Ces jeunes, en "errance prolongée", présentent "de multiples carences affectant leur capacité de socialisation et générant de la violence". "Ils ont la gale, des poux de corps, sont très carencés, avec des retards de croissance", souligne Chansia Euphrosine du Centre d'action sociale protestante.

- ONT-ILS DE LA FAMILLE ?

Contrairement aux premières impressions, la grande majorité "ne sont pas des enfants des rues" et "ont une famille", même si "les liens sont distendus" par l'errance.

"Provenant de quartiers périphériques de Tanger, de Fès et de Casablanca, ces mineurs ont souvent été négligés ou délaissés par leur famille" avec un schéma classique: une mère employée du textile ou de l'agro-alimentaire, travaillant "près de 12 heures par jour" dans une ville où elle vit chichement.

"Éloignées de leurs proches, ces femmes se retrouvent rapidement dépassées par certains comportements de leurs pré-adolescents, fragilisés par des recompositions familiales" ou "négligés du fait de leur naissance hors mariage".

- QUEL EST LEUR PARCOURS ?

Après s'être retrouvés "sur des parkings ou des terrains vagues", ces jeunes "descendent un soir, en groupe, dans les ports de Tanger, Melilla ou Ceuta" pour tenter de passer en Europe "en se cachant dans un camion ou un camping-car".

Les premiers "sont arrivés en Espagne à la fin des années 90" mais "à partir de 2008" leurs profils et destinations "se diversifient". En 2010, leur présence est signalée en Italie, en 2012 à Bruxelles et Berlin, en 2015 en Norvège, aux Pays-Bas...

En France, leur arrivée à Paris est "relativement récente" (2016) mais ils étaient déjà signalés dans des départements frontaliers de l'Espagne.
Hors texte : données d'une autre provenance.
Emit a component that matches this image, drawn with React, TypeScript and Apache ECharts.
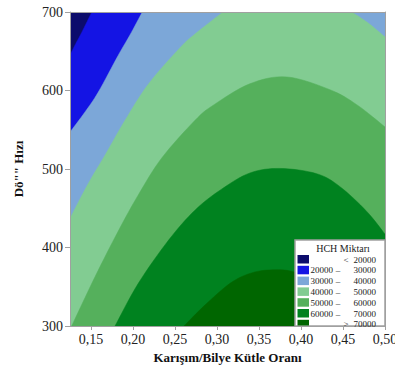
import React, { useEffect, useRef } from "react";
import * as echarts from "echarts";

// Axis extents and ticks
const xRange = [0.125, 0.5];
const yRange = [300, 700];
const xTicks = [0.15, 0.2, 0.25, 0.3, 0.35, 0.4, 0.45, 0.5];

// Contour level styling / legend
const levelColors = ["#0c0c6c", "#1414e4", "#7ca7d8", "#82cc92", "#55b05c", "#00821f", "#006600"];
const legendLow = ["", "20000", "30000", "40000", "50000", "60000", ""];
const legendSym = ["<", "–", "–", "–", "–", "–", ">"];
const legendHigh = ["20000", "30000", "40000", "50000", "60000", "70000", "70000"];
const legendTitle = "HCH Miktarı";

// Contour boundaries [x, y]
const boundary20000 = [[0.125, 645], [0.132, 660], [0.139, 674], [0.151, 700]];
const boundary30000 = [[0.125, 547], [0.1429, 572.7], [0.1587, 598], [0.1825, 645], [0.196, 670], [0.2111, 700]];
const boundary40000Left = [[0.125, 437], [0.1468, 481.6], [0.1667, 517.6], [0.19, 561], [0.2182, 608], [0.256, 654.5], [0.2738, 672], [0.3071, 700]];
const boundary40000Right = [[0.4604, 700], [0.48, 686], [0.5, 668.2]];
const boundary50000 = [[0.127, 300], [0.1548, 362.7], [0.1825, 421], [0.2063, 467], [0.2342, 514], [0.2738, 562], [0.2956, 581.3], [0.339, 608.5], [0.383, 617.3], [0.4345, 601], [0.4663, 582], [0.5, 553.6]];
const boundary60000 = [[0.1786, 300], [0.2063, 354.3], [0.2424, 409.4], [0.2738, 447.6], [0.305, 474], [0.3393, 495], [0.375, 500.7], [0.4187, 494], [0.4464, 477.5], [0.4782, 446], [0.5, 417]];
const boundary70000 = [[0.2607, 300], [0.2857, 326.7], [0.3155, 354.3], [0.3393, 367], [0.3631, 371.4], [0.3908, 369.1], [0.4226, 352], [0.452, 327], [0.47, 300]];

const FONT = '"Liberation Serif", "DejaVu Serif", serif';

// Catmull-Rom smoothing of a pixel polyline (drawing only)
function smoothPath(pts: number[][], steps = 8): number[][] {
  if (pts.length < 3) return pts;
  const out: number[][] = [];
  for (let i = 0; i < pts.length - 1; i++) {
    const p0 = pts[Math.max(0, i - 1)];
    const p1 = pts[i];
    const p2 = pts[i + 1];
    const p3 = pts[Math.min(pts.length - 1, i + 2)];
    for (let s = 0; s < steps; s++) {
      const t = s / steps;
      const t2 = t * t;
      const t3 = t2 * t;
      const f = (a: number, b: number, c: number, d: number) =>
        0.5 * (2 * b + (-a + c) * t + (2 * a - 5 * b + 4 * c - d) * t2 + (-a + 3 * b - 3 * c + d) * t3);
      out.push([f(p0[0], p1[0], p2[0], p3[0]), f(p0[1], p1[1], p2[1], p3[1])]);
    }
  }
  out.push(pts[pts.length - 1]);
  return out;
}

export default function App() {
  const ref = useRef<HTMLDivElement>(null);
  useEffect(() => {
    if (!ref.current) return;
    const chart = echarts.init(ref.current, undefined, { renderer: "svg" });
    const [x0, x1] = xRange;
    const [y0, y1] = yRange;
    const regions: { curves: number[][][]; corners: number[][] }[] = [
      { curves: [], corners: [[x0, y0], [x0, y1], [x1, y1], [x1, y0]] },
      { curves: [boundary20000], corners: [[x1, y1], [x1, y0], [x0, y0]] },
      { curves: [boundary30000], corners: [[x1, y1], [x1, y0], [x0, y0]] },
      { curves: [boundary40000Left, boundary40000Right], corners: [[x1, y0], [x0, y0]] },
      { curves: [boundary50000], corners: [[x1, y0]] },
      { curves: [boundary60000], corners: [[x1, y0]] },
      { curves: [boundary70000], corners: [] },
    ];

    const rowTop0 = 255;
    const pitch = 10.8;
    const Z = 100;
    const legendChildren: any[] = [
      {
        type: "rect",
        z: Z,
        shape: { x: 295, y: 240, width: 90, height: 86 },
        style: { fill: "#fff", stroke: "#a0a0a0", lineWidth: 1.5 },
      },
      {
        type: "text",
        z: Z + 1,
        x: 343,
        y: 248.5,
        style: { text: legendTitle, font: `10px ${FONT}`, fill: "#222", align: "center", verticalAlign: "middle", textAlign: "center", textVerticalAlign: "middle" },
      },
    ];
    levelColors.forEach((c, i) => {
      const top = rowTop0 + i * pitch;
      const h = Math.min(8.5, 325.5 - top);
      const cy = top + 4.5;
      legendChildren.push({ type: "rect", z: Z + 1, shape: { x: 297.5, y: top, width: 11.5, height: h }, style: { fill: c } });
      if (legendLow[i]) {
        legendChildren.push({ type: "text", z: Z + 1, x: 333, y: cy, style: { text: legendLow[i], font: `9px ${FONT}`, fill: "#222", align: "right", verticalAlign: "middle", textAlign: "right", textVerticalAlign: "middle" } });
      }
      const symX = legendSym[i] === "–" ? 338 : 346;
      legendChildren.push({ type: "text", z: Z + 1, x: symX, y: cy, style: { text: legendSym[i], font: `9px ${FONT}`, fill: "#222", align: "center", verticalAlign: "middle", textAlign: "center", textVerticalAlign: "middle" } });
      legendChildren.push({ type: "text", z: Z + 1, x: 376, y: cy, style: { text: legendHigh[i], font: `9px ${FONT}`, fill: "#222", align: "right", verticalAlign: "middle", textAlign: "right", textVerticalAlign: "middle" } });
    });

    const axisLineStyle = { color: "#a0a0a0", width: 1 };
    chart.setOption({
      animation: false,
      grid: { left: 70, right: 10, top: 12, bottom: 40, outerBoundsMode: "none", containLabel: false },
      xAxis: [
        {
          type: "value",
          min: x0,
          max: x1,
          z: 10,
          axisLine: { show: true, onZero: false, lineStyle: axisLineStyle },
          axisTick: { show: true, length: 4, lineStyle: axisLineStyle, customValues: xTicks },
          axisLabel: {
            customValues: xTicks,
            formatter: (v: number) => v.toFixed(2).replace(".", ","),
            fontFamily: FONT,
            fontSize: 14,
            color: "#222",
            margin: 6,
            hideOverlap: false,
          },
          splitLine: { show: false },
          name: "Karışım/Bilye Kütle Oranı",
          nameLocation: "middle",
          nameGap: 22,
          nameTextStyle: { fontFamily: FONT, fontWeight: "bold", fontSize: 13, color: "#111" },
        },
        {
          type: "value",
          position: "top",
          min: x0,
          max: x1,
          z: 10,
          axisLine: { show: true, onZero: false, lineStyle: axisLineStyle },
          axisTick: { show: false },
          axisLabel: { show: false },
          splitLine: { show: false },
        },
      ],
      yAxis: [
        {
          type: "value",
          min: y0,
          max: y1,
          interval: 100,
          z: 10,
          axisLine: { show: true, onZero: false, lineStyle: axisLineStyle },
          axisTick: { show: true, length: 5, lineStyle: axisLineStyle },
          axisLabel: { fontFamily: FONT, fontSize: 14, color: "#222", margin: 7 },
          splitLine: { show: false },
          name: 'Dö"" Hızı',
          nameLocation: "middle",
          nameGap: 45,
          nameTextStyle: { fontFamily: FONT, fontWeight: "bold", fontSize: 13, color: "#111" },
        },
        {
          type: "value",
          position: "right",
          min: y0,
          max: y1,
          z: 10,
          axisLine: { show: true, onZero: false, lineStyle: axisLineStyle },
          axisTick: { show: false },
          axisLabel: { show: false },
          splitLine: { show: false },
        },
      ],
      series: [
        {
          type: "custom",
          coordinateSystem: "cartesian2d",
          xAxisIndex: 0,
          yAxisIndex: 0,
          clip: true,
          z: 2,
          data: levelColors.map((_, i) => ({ value: [0.3, 500, i] })),
          renderItem: (params: any, api: any) => {
            const idx = api.value(2);
            const reg = regions[idx];
            let pts: number[][] = [];
            reg.curves.forEach((cv) => {
              pts = pts.concat(smoothPath(cv.map((p) => api.coord(p))));
            });
            pts = pts.concat(reg.corners.map((p) => api.coord(p)));
            return {
              type: "polygon",
              shape: { points: pts },
              style: { fill: levelColors[idx], stroke: levelColors[idx], lineWidth: 0.5 },
            };
          },
        },
      ],
      graphic: [{ type: "group", z: Z, children: legendChildren }],
    });
    return () => chart.dispose();
  }, []);
  return <div ref={ref} style={{ position: "absolute", left: 0, top: 0, width: 395, height: 366 }} />;
}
Utilisant différents noms, ils "déclarent faire des allers-retours fréquents avec Montpellier, Lille ou Marseille".

- POURQUOI LA GOUTTE D'OR ?

"Les jeunes nous ont déclaré eux-mêmes qu'il venaient à Paris pour faire de l'argent et donc voler, tandis qu'ils pouvaient se rendre dans d'autres capitales européennes pour se reposer", explique Laetitia Dhervilly, chef de la section des mineurs au parquet de Paris.

"Au Maroc ils voient sur les réseaux sociaux des photos d'autres jeunes devant de belles voitures, avec des vêtements de marque, ils veulent faire pareil", ajoute Chansia Euphrosine.

Selon Trajectoires, les plus âgés du groupe, installés depuis plus d'un an, utilisent "probablement" les plus jeunes pour leurs activités délinquantes, "renforçant la vulnérabilité de ces derniers".